Recorded information →

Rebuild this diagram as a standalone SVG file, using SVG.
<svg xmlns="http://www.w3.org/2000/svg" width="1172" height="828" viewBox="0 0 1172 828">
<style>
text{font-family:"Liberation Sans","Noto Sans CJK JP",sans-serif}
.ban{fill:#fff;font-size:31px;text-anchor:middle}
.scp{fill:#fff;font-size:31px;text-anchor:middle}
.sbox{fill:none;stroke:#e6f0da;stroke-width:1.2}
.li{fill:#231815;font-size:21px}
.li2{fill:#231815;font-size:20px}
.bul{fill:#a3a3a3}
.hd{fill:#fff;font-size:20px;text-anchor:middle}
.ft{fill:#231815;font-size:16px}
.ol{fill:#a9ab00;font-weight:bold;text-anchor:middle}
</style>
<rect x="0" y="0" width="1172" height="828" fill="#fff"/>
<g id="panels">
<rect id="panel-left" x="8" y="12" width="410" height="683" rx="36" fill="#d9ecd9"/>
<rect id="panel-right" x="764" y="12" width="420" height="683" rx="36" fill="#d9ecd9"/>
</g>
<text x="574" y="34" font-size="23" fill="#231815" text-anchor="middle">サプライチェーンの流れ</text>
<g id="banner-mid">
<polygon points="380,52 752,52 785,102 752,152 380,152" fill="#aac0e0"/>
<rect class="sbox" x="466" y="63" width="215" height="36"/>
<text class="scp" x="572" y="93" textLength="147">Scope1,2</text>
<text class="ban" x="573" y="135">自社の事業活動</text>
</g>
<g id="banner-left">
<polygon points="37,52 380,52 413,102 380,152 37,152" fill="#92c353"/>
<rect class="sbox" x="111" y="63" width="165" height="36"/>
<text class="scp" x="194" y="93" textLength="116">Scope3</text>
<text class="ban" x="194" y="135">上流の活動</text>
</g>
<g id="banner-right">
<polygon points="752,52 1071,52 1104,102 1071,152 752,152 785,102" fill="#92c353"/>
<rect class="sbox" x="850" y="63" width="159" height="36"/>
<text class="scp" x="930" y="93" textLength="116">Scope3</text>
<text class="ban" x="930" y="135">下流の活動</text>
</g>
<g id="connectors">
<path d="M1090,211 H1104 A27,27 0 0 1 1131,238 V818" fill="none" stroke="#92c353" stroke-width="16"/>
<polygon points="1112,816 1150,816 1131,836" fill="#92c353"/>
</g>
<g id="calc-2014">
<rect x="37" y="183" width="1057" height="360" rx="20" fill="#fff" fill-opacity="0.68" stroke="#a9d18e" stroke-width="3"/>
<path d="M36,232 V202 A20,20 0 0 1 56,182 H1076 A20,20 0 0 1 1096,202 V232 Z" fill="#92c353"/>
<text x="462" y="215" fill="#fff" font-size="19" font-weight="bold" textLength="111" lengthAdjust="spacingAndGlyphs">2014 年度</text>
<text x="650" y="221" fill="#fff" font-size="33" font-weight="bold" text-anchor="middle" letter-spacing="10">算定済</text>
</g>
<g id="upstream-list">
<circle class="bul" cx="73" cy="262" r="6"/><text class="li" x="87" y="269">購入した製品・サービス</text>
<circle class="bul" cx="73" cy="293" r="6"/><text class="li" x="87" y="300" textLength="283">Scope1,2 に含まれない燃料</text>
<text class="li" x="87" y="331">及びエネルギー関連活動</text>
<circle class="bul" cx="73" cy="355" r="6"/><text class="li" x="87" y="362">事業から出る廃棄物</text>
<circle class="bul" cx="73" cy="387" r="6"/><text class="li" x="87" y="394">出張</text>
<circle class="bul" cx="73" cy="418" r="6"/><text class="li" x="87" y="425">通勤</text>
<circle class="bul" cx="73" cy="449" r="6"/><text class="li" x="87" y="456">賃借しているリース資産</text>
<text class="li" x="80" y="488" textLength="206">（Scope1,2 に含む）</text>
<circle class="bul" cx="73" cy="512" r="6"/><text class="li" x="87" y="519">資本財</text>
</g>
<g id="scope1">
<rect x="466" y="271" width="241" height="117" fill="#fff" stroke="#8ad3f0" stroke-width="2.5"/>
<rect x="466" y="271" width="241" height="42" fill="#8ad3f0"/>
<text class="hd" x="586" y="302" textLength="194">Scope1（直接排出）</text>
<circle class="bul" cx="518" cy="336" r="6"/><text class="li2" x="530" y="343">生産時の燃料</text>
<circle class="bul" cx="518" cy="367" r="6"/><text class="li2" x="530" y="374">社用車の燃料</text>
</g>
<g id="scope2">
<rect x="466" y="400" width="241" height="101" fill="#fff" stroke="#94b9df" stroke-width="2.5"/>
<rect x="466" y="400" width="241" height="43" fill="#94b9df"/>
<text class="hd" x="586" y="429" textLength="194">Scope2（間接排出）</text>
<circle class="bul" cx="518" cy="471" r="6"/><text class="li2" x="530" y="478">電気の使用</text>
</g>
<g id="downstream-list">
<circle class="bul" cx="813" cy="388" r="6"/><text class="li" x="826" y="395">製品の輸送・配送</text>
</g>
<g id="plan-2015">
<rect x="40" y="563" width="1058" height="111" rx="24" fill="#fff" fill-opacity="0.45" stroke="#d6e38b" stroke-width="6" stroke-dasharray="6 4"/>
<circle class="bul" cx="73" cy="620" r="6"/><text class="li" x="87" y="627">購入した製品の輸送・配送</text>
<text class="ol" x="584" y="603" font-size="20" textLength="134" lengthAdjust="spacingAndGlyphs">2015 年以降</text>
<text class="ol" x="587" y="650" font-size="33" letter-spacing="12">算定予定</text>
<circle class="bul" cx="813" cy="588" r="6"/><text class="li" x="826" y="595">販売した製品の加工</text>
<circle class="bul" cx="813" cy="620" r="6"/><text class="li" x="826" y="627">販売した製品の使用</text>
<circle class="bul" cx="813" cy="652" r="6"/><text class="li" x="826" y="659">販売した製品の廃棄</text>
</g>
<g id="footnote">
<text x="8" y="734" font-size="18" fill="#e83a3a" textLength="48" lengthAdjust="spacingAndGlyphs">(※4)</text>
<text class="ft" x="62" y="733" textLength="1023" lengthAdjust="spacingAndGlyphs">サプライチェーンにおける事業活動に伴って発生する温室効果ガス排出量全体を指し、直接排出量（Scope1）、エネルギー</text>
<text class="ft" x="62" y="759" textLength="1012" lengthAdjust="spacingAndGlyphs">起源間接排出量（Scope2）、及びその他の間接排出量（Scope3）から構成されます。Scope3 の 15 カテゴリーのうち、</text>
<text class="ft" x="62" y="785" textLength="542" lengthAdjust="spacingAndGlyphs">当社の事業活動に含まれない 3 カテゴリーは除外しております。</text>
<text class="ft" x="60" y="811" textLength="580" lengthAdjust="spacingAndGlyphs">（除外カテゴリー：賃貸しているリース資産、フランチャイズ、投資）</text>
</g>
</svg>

Task goal → Retype all the material above precisely, with no line left out.

Answer to the task →
Rebuild this diagram as a standalone SVG file, using SVG.
<svg xmlns="http://www.w3.org/2000/svg" width="1172" height="828" viewBox="0 0 1172 828">
<style>
text{font-family:"Liberation Sans","Noto Sans CJK JP",sans-serif}
.ban{fill:#fff;font-size:31px;text-anchor:middle}
.scp{fill:#fff;font-size:31px;text-anchor:middle}
.sbox{fill:none;stroke:#e6f0da;stroke-width:1.2}
.li{fill:#231815;font-size:21px}
.li2{fill:#231815;font-size:20px}
.bul{fill:#a3a3a3}
.hd{fill:#fff;font-size:20px;text-anchor:middle}
.ft{fill:#231815;font-size:16px}
.ol{fill:#a9ab00;font-weight:bold;text-anchor:middle}
</style>
<rect x="0" y="0" width="1172" height="828" fill="#fff"/>
<g id="panels">
<rect id="panel-left" x="8" y="12" width="410" height="683" rx="36" fill="#d9ecd9"/>
<rect id="panel-right" x="764" y="12" width="420" height="683" rx="36" fill="#d9ecd9"/>
</g>
<text x="574" y="34" font-size="23" fill="#231815" text-anchor="middle">サプライチェーンの流れ</text>
<g id="banner-mid">
<polygon points="380,52 752,52 785,102 752,152 380,152" fill="#aac0e0"/>
<rect class="sbox" x="466" y="63" width="215" height="36"/>
<text class="scp" x="572" y="93" textLength="147">Scope1,2</text>
<text class="ban" x="573" y="135">自社の事業活動</text>
</g>
<g id="banner-left">
<polygon points="37,52 380,52 413,102 380,152 37,152" fill="#92c353"/>
<rect class="sbox" x="111" y="63" width="165" height="36"/>
<text class="scp" x="194" y="93" textLength="116">Scope3</text>
<text class="ban" x="194" y="135">上流の活動</text>
</g>
<g id="banner-right">
<polygon points="752,52 1071,52 1104,102 1071,152 752,152 785,102" fill="#92c353"/>
<rect class="sbox" x="850" y="63" width="159" height="36"/>
<text class="scp" x="930" y="93" textLength="116">Scope3</text>
<text class="ban" x="930" y="135">下流の活動</text>
</g>
<g id="connectors">
<path d="M1090,211 H1104 A27,27 0 0 1 1131,238 V818" fill="none" stroke="#92c353" stroke-width="16"/>
<polygon points="1112,816 1150,816 1131,836" fill="#92c353"/>
</g>
<g id="calc-2014">
<rect x="37" y="183" width="1057" height="360" rx="20" fill="#fff" fill-opacity="0.68" stroke="#a9d18e" stroke-width="3"/>
<path d="M36,232 V202 A20,20 0 0 1 56,182 H1076 A20,20 0 0 1 1096,202 V232 Z" fill="#92c353"/>
<text x="462" y="215" fill="#fff" font-size="19" font-weight="bold" textLength="111" lengthAdjust="spacingAndGlyphs">2014 年度</text>
<text x="650" y="221" fill="#fff" font-size="33" font-weight="bold" text-anchor="middle" letter-spacing="10">算定済</text>
</g>
<g id="upstream-list">
<circle class="bul" cx="73" cy="262" r="6"/><text class="li" x="87" y="269">購入した製品・サービス</text>
<circle class="bul" cx="73" cy="293" r="6"/><text class="li" x="87" y="300" textLength="283">Scope1,2 に含まれない燃料</text>
<text class="li" x="87" y="331">及びエネルギー関連活動</text>
<circle class="bul" cx="73" cy="355" r="6"/><text class="li" x="87" y="362">事業から出る廃棄物</text>
<circle class="bul" cx="73" cy="387" r="6"/><text class="li" x="87" y="394">出張</text>
<circle class="bul" cx="73" cy="418" r="6"/><text class="li" x="87" y="425">通勤</text>
<circle class="bul" cx="73" cy="449" r="6"/><text class="li" x="87" y="456">賃借しているリース資産</text>
<text class="li" x="80" y="488" textLength="206">（Scope1,2 に含む）</text>
<circle class="bul" cx="73" cy="512" r="6"/><text class="li" x="87" y="519">資本財</text>
</g>
<g id="scope1">
<rect x="466" y="271" width="241" height="117" fill="#fff" stroke="#8ad3f0" stroke-width="2.5"/>
<rect x="466" y="271" width="241" height="42" fill="#8ad3f0"/>
<text class="hd" x="586" y="302" textLength="194">Scope1（直接排出）</text>
<circle class="bul" cx="518" cy="336" r="6"/><text class="li2" x="530" y="343">生産時の燃料</text>
<circle class="bul" cx="518" cy="367" r="6"/><text class="li2" x="530" y="374">社用車の燃料</text>
</g>
<g id="scope2">
<rect x="466" y="400" width="241" height="101" fill="#fff" stroke="#94b9df" stroke-width="2.5"/>
<rect x="466" y="400" width="241" height="43" fill="#94b9df"/>
<text class="hd" x="586" y="429" textLength="194">Scope2（間接排出）</text>
<circle class="bul" cx="518" cy="471" r="6"/><text class="li2" x="530" y="478">電気の使用</text>
</g>
<g id="downstream-list">
<circle class="bul" cx="813" cy="388" r="6"/><text class="li" x="826" y="395">製品の輸送・配送</text>
</g>
<g id="plan-2015">
<rect x="40" y="563" width="1058" height="111" rx="24" fill="#fff" fill-opacity="0.45" stroke="#d6e38b" stroke-width="6" stroke-dasharray="6 4"/>
<circle class="bul" cx="73" cy="620" r="6"/><text class="li" x="87" y="627">購入した製品の輸送・配送</text>
<text class="ol" x="584" y="603" font-size="20" textLength="134" lengthAdjust="spacingAndGlyphs">2015 年以降</text>
<text class="ol" x="587" y="650" font-size="33" letter-spacing="12">算定予定</text>
<circle class="bul" cx="813" cy="588" r="6"/><text class="li" x="826" y="595">販売した製品の加工</text>
<circle class="bul" cx="813" cy="620" r="6"/><text class="li" x="826" y="627">販売した製品の使用</text>
<circle class="bul" cx="813" cy="652" r="6"/><text class="li" x="826" y="659">販売した製品の廃棄</text>
</g>
<g id="footnote">
<text x="8" y="734" font-size="18" fill="#e83a3a" textLength="48" lengthAdjust="spacingAndGlyphs">(※4)</text>
<text class="ft" x="62" y="733" textLength="1023" lengthAdjust="spacingAndGlyphs">サプライチェーンにおける事業活動に伴って発生する温室効果ガス排出量全体を指し、直接排出量（Scope1）、エネルギー</text>
<text class="ft" x="62" y="759" textLength="1012" lengthAdjust="spacingAndGlyphs">起源間接排出量（Scope2）、及びその他の間接排出量（Scope3）から構成されます。Scope3 の 15 カテゴリーのうち、</text>
<text class="ft" x="62" y="785" textLength="542" lengthAdjust="spacingAndGlyphs">当社の事業活動に含まれない 3 カテゴリーは除外しております。</text>
<text class="ft" x="60" y="811" textLength="580" lengthAdjust="spacingAndGlyphs">（除外カテゴリー：賃貸しているリース資産、フランチャイズ、投資）</text>
</g>
</svg>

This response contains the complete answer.